Comment alliez-vous les activités que vous menez avec le besoin de sobriété dans la consommation des ressources ?
Nous sommes sur une baisse de près de 10 % de l’activité opérationnelle en trois ans, sans rien céder en termes de service public. Cela a nécessité de nombreuses négociations. Nous avons fait appel à l’intelligence collective pour repenser nos besoins réels. C’est cette capacité à s’interroger sur nos besoins et nos résultats qui nous permet de transformer nos organisations en profondeur : se demander comment est fabriqué le produit, quelle est son empreinte carbone, à quoi il sert, combien il coûte, et comment on le détruit. On s’assure ainsi d’un achat au juste coût, qui répond véritablement à l’usage dont nous avons besoin.
Concrètement, comment cela se traduit-il dans vos choix d’équipements ?

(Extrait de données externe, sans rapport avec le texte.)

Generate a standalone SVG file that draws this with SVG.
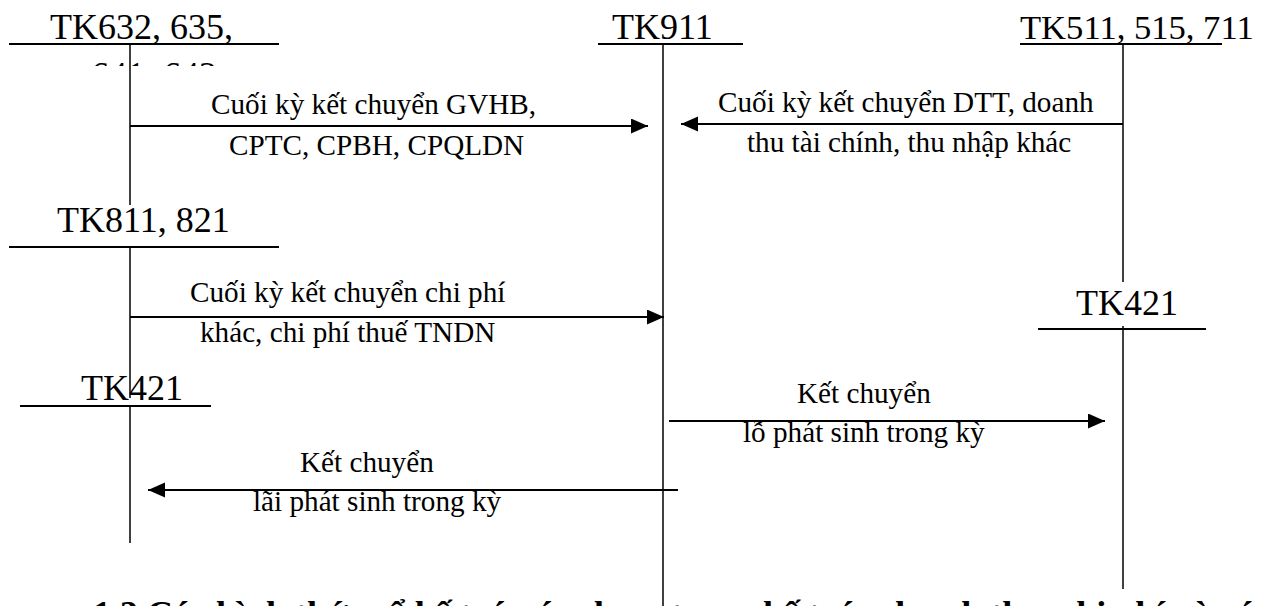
<svg xmlns="http://www.w3.org/2000/svg" width="1270" height="606" viewBox="0 0 1270 606">
<style>
.t{font-family:"Liberation Serif","Times New Roman",serif;font-size:36px;fill:#000}
.l{font-family:"Liberation Serif","Times New Roman",serif;font-size:29.2px;fill:#000}
.h{font-family:"Liberation Serif","Times New Roman",serif;font-size:36px;font-weight:bold;fill:#000}
.bar{stroke:#000;stroke-width:2;fill:none}
.v{stroke:#000;stroke-width:1.5;fill:none}
.a{stroke:#000;stroke-width:2;fill:none;marker-end:url(#ah)}
</style>
<defs>
<marker id="ah" markerUnits="userSpaceOnUse" markerWidth="18" markerHeight="16" refX="17" refY="7.5" orient="auto">
<path d="M0,0 L17,7.5 L0,15 Z" fill="#000"/>
</marker>
<clipPath id="clip641"><rect x="0" y="0" width="300" height="66"/></clipPath>
</defs>
<rect width="1270" height="606" fill="#fff"/>

<g id="tk632">
<text class="t" x="50" y="39">TK632, 635,</text>
<text class="t" x="91" y="87" clip-path="url(#clip641)">641, 642</text>
<line class="bar" x1="9" y1="44" x2="279" y2="44"/>
<line class="v" x1="130" y1="44" x2="130" y2="205"/>
</g>

<g id="tk911">
<text class="t" x="612" y="39">TK911</text>
<line class="bar" x1="598" y1="44" x2="743" y2="44"/>
<line class="v" x1="663" y1="44" x2="663" y2="606"/>
</g>

<g id="tk511">
<text class="t" x="1020" y="39" style="font-size:34.6px">TK511, 515, 711</text>
<line class="bar" x1="1020" y1="44" x2="1222" y2="44"/>
<line class="v" x1="1123" y1="44" x2="1123" y2="282"/>
</g>

<g id="tk811">
<text class="t" x="57" y="232">TK811, 821</text>
<line class="bar" x1="9" y1="247" x2="279" y2="247"/>
<line class="v" x1="130" y1="247" x2="130" y2="398"/>
</g>

<g id="tk421-left">
<text class="t" x="81" y="400">TK421</text>
<line class="bar" x1="20" y1="406" x2="211" y2="406"/>
<line class="v" x1="130" y1="406" x2="130" y2="543"/>
</g>

<g id="tk421-right">
<text class="t" x="1076" y="315">TK421</text>
<line class="bar" x1="1038" y1="329" x2="1206" y2="329"/>
<line class="v" x1="1123" y1="326" x2="1123" y2="589"/>
</g>

<g id="connectors">
<line class="a" x1="130" y1="126" x2="648" y2="126"/>
<line class="a" x1="1123" y1="124" x2="681" y2="124"/>
<line class="a" x1="130" y1="317" x2="664" y2="317"/>
<line class="a" x1="669" y1="421" x2="1105" y2="421"/>
<line class="a" x1="678" y1="490" x2="148" y2="490"/>
</g>

<g id="labels">
<text class="l" x="211" y="114">Cuối kỳ kết chuyển GVHB,</text>
<text class="l" x="229" y="155">CPTC, CPBH, CPQLDN</text>
<text class="l" x="718" y="112">Cuối kỳ kết chuyển DTT, doanh</text>
<text class="l" x="747" y="152">thu tài chính, thu nhập khác</text>
<text class="l" x="190" y="302">Cuối kỳ kết chuyển chi phí</text>
<text class="l" x="200" y="342">khác, chi phí thuế TNDN</text>
<text class="l" x="797" y="403">Kết chuyển</text>
<text class="l" x="743" y="442">lỗ phát sinh trong kỳ</text>
<text class="l" x="300" y="472">Kết chuyển</text>
<text class="l" x="253" y="511">lãi phát sinh trong kỳ</text>
</g>

<text class="h" x="93" y="626">1.3 Các hình thức sổ kế toán áp dụng trong kế toán doanh thu, chi phí và xác định kết quả kinh doanh</text>
</svg>
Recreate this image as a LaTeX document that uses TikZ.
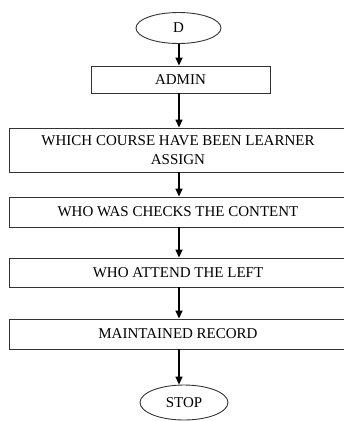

Plutôt que la technologie à outrance, je préfère des engins simples, électromécaniques, fiables et réparables facilement. Quand j’étais directeur adjoint dans les Deux-Sèvres, début 2000, on m’a appelé pour me signaler une « erreur » dans le prix d’un camion-citerne rural : nous étions largement en dessous du prix moyen national. Mais non, c’était le bon prix. Nous avions simplement supprimé les équipements électroniques superflus. Le constat était simple : les engins sophistiqués tombaient plus souvent en panne et les utilisateurs avaient du mal à les maîtriser. Aujourd’hui, en région Auvergne-Rhône-Alpes, nous réévaluons régulièrement les cahiers des charges des ambulances (véhicules de secours et d’assistance aux victimes – VSAV) par exemple. Cela nous amène à supprimer certaines fonctionnalités qui alourdissent et complexifient inutilement les véhicules. Revenir à l’essentiel, sortir des habitudes, c’est fondamental. Cela coûte finalement moins cher et a aussi un impact carbone moins élevé.
- Au sein du ministère de l’Intérieur, la DGSCGC est chargée de coordonner les moyens voués à assurer les missions de sécurité civile à l’échelle nationale et dans le cadre de coopérations internationales.